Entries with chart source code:
⁂
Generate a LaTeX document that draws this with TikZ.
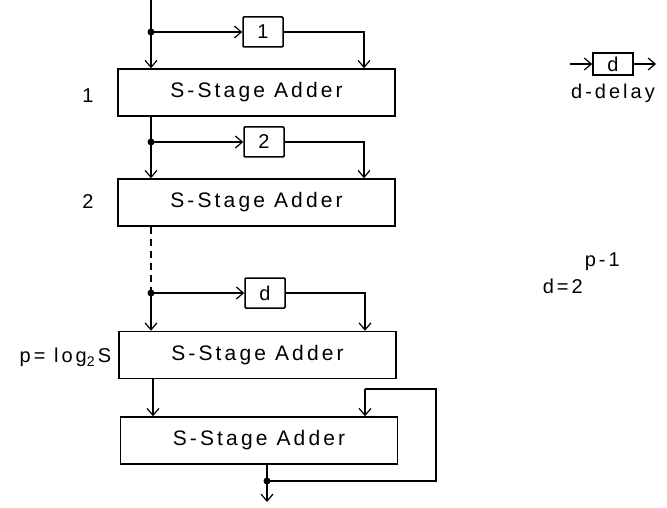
\documentclass[tikz,border=0pt]{standalone}
\usepackage{fontspec}
\setmainfont{Liberation Sans}[LetterSpace=15]
\usetikzlibrary{arrows.meta,calc}
\begin{document}
\begin{tikzpicture}[x=1pt,y=-1pt,line width=1.5pt,
  every node/.style={font=\fontsize{20}{22}\selectfont, inner sep=0pt},
  adder/.style={draw, minimum width=277pt, minimum height=47pt, font=\fontsize{21}{23}\selectfont},
  delaybox/.style={draw, minimum width=40pt, minimum height=30pt, rounded corners=1pt},
  arr/.style={-{Straight Barb[length=7pt,width=12pt,line width=1.2pt]}}]
\useasboundingbox (0,0) rectangle (667,508);
% adders
\node[adder] (A1) at (256.5,92.5) {S-Stage Adder};
\node[adder] (A2) at (256.5,202.5) {S-Stage Adder};
\node[adder] (A3) at (257.5,355) {S-Stage Adder};
\node[adder] (A4) at (259,440.5) {S-Stage Adder};
% delays
\node[delaybox] (D1) at (263,32) {1};
\node[delaybox] (D2) at (264,142) {2};
\node[delaybox] (D3) at (265,293) {d};
% junctions and helper coordinates
\coordinate (in) at (151,0);
\coordinate (J1) at (151,32);
\coordinate (J2) at (151,142);
\coordinate (J3) at (151,293);
\coordinate (J4) at (267,481);
\coordinate (out) at (267,502);
\coordinate (R1) at (364,0);
\coordinate (R2) at (364,0);
\coordinate (R3) at (365,0);
\coordinate (L3) at (153,0);
\coordinate (FB) at (436,389);
\coordinate (FT) at (365,389);
% stage 1
\draw (in) -- (J1);
\draw[arr] (J1) -- (J1 |- A1.north);
\draw[arr] (J1) -- (D1.west);
\draw[arr] (D1.east) -| (R1 |- A1.north);
\fill (J1) circle (3.5pt);
% stage 2
\draw (J1 |- A1.south) -- (J2);
\draw[arr] (J2) -- (J2 |- A2.north);
\draw[arr] (J2) -- (D2.west);
\draw[arr] (D2.east) -| (R2 |- A2.north);
\fill (J2) circle (3.5pt);
% stage p
\draw[dash pattern=on 7pt off 5pt] (J2 |- A2.south) -- (J3);
\draw[arr] (J3) -- (J3 |- A3.north);
\draw[arr] (J3) -- (D3.west);
\draw[arr] (D3.east) -| (R3 |- A3.north);
\fill (J3) circle (3.5pt);
% final adder
\draw[arr] (L3 |- A3.south) -- (L3 |- A4.north);
\draw (J4 |- A4.south) -- (J4);
\draw[arr] (J4) -- (out);
\draw (J4) -| (FB) -- (FT);
\draw[arr] (FT) -- (FT |- A4.north);
\fill (J4) circle (3.5pt);
% labels
\node (l1) at (88,96) {1};
\node (l2) at (88,202) {2};
\node[anchor=east] (lp) at (112,357) {p=\ log\raisebox{-0.4ex}{\fontsize{14}{15}\selectfont 2}\,S};
% legend
\node[draw, minimum width=40pt, minimum height=22pt] (LD) at (613,64) {d};
\coordinate (Lin) at (570,64);
\coordinate (Lout) at (656,64);
\draw[arr, line width=1.2pt] (Lin) -- (LD.west);
\draw[arr, line width=1.2pt] (LD.east) -- (Lout);
\node (ldel) at (613,93) {d-delay};
\node[anchor=west] (deq) at (542,286) {d=2};
\node[anchor=west] (dexp) at (584,262) {p-1};
\end{tikzpicture}
\end{document}
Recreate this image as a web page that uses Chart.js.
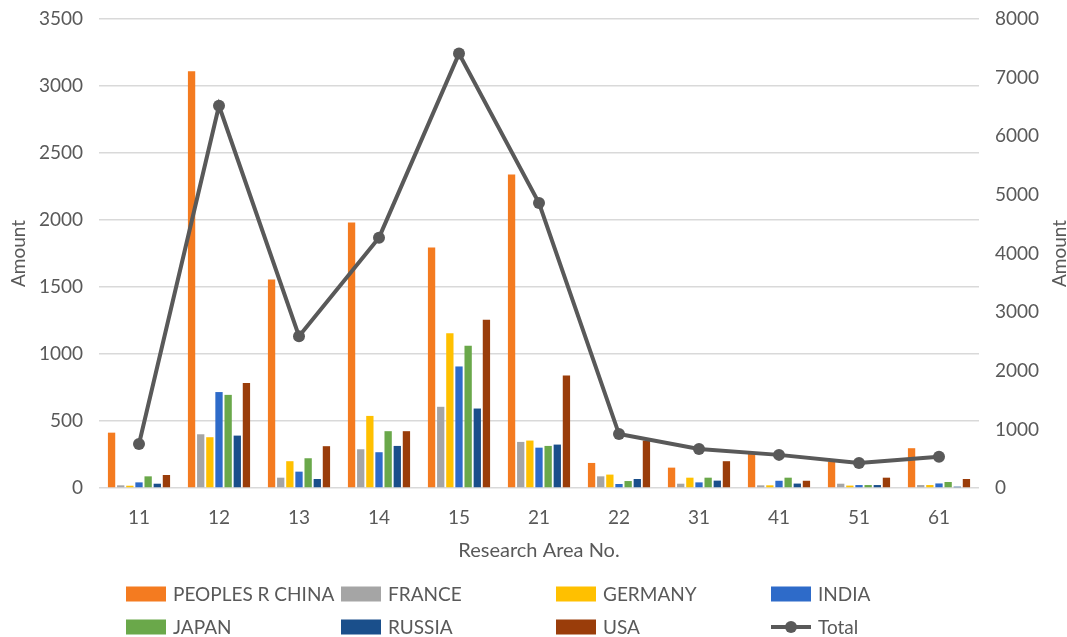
⁂
BRIEF: Quote the entries above word for word. Leave the images out.

THE RESULT:
Generate a LaTeX document that draws this with TikZ.
\documentclass[tikz,border=0pt]{standalone}
\usepackage{fontspec}
\setmainfont{Liberation Sans}[LetterSpace=15]
\usetikzlibrary{arrows.meta,calc}
\begin{document}
\begin{tikzpicture}[x=1pt,y=-1pt,line width=1.5pt,
  every node/.style={font=\fontsize{20}{22}\selectfont, inner sep=0pt},
  adder/.style={draw, minimum width=277pt, minimum height=47pt, font=\fontsize{21}{23}\selectfont},
  delaybox/.style={draw, minimum width=40pt, minimum height=30pt, rounded corners=1pt},
  arr/.style={-{Straight Barb[length=7pt,width=12pt,line width=1.2pt]}}]
\useasboundingbox (0,0) rectangle (667,508);
% adders
\node[adder] (A1) at (256.5,92.5) {S-Stage Adder};
\node[adder] (A2) at (256.5,202.5) {S-Stage Adder};
\node[adder] (A3) at (257.5,355) {S-Stage Adder};
\node[adder] (A4) at (259,440.5) {S-Stage Adder};
% delays
\node[delaybox] (D1) at (263,32) {1};
\node[delaybox] (D2) at (264,142) {2};
\node[delaybox] (D3) at (265,293) {d};
% junctions and helper coordinates
\coordinate (in) at (151,0);
\coordinate (J1) at (151,32);
\coordinate (J2) at (151,142);
\coordinate (J3) at (151,293);
\coordinate (J4) at (267,481);
\coordinate (out) at (267,502);
\coordinate (R1) at (364,0);
\coordinate (R2) at (364,0);
\coordinate (R3) at (365,0);
\coordinate (L3) at (153,0);
\coordinate (FB) at (436,389);
\coordinate (FT) at (365,389);
% stage 1
\draw (in) -- (J1);
\draw[arr] (J1) -- (J1 |- A1.north);
\draw[arr] (J1) -- (D1.west);
\draw[arr] (D1.east) -| (R1 |- A1.north);
\fill (J1) circle (3.5pt);
% stage 2
\draw (J1 |- A1.south) -- (J2);
\draw[arr] (J2) -- (J2 |- A2.north);
\draw[arr] (J2) -- (D2.west);
\draw[arr] (D2.east) -| (R2 |- A2.north);
\fill (J2) circle (3.5pt);
% stage p
\draw[dash pattern=on 7pt off 5pt] (J2 |- A2.south) -- (J3);
\draw[arr] (J3) -- (J3 |- A3.north);
\draw[arr] (J3) -- (D3.west);
\draw[arr] (D3.east) -| (R3 |- A3.north);
\fill (J3) circle (3.5pt);
% final adder
\draw[arr] (L3 |- A3.south) -- (L3 |- A4.north);
\draw (J4 |- A4.south) -- (J4);
\draw[arr] (J4) -- (out);
\draw (J4) -| (FB) -- (FT);
\draw[arr] (FT) -- (FT |- A4.north);
\fill (J4) circle (3.5pt);
% labels
\node (l1) at (88,96) {1};
\node (l2) at (88,202) {2};
\node[anchor=east] (lp) at (112,357) {p=\ log\raisebox{-0.4ex}{\fontsize{14}{15}\selectfont 2}\,S};
% legend
\node[draw, minimum width=40pt, minimum height=22pt] (LD) at (613,64) {d};
\coordinate (Lin) at (570,64);
\coordinate (Lout) at (656,64);
\draw[arr, line width=1.2pt] (Lin) -- (LD.west);
\draw[arr, line width=1.2pt] (LD.east) -- (Lout);
\node (ldel) at (613,93) {d-delay};
\node[anchor=west] (deq) at (542,286) {d=2};
\node[anchor=west] (dexp) at (584,262) {p-1};
\end{tikzpicture}
\end{document}
Recreate this image as a web page that uses Chart.js.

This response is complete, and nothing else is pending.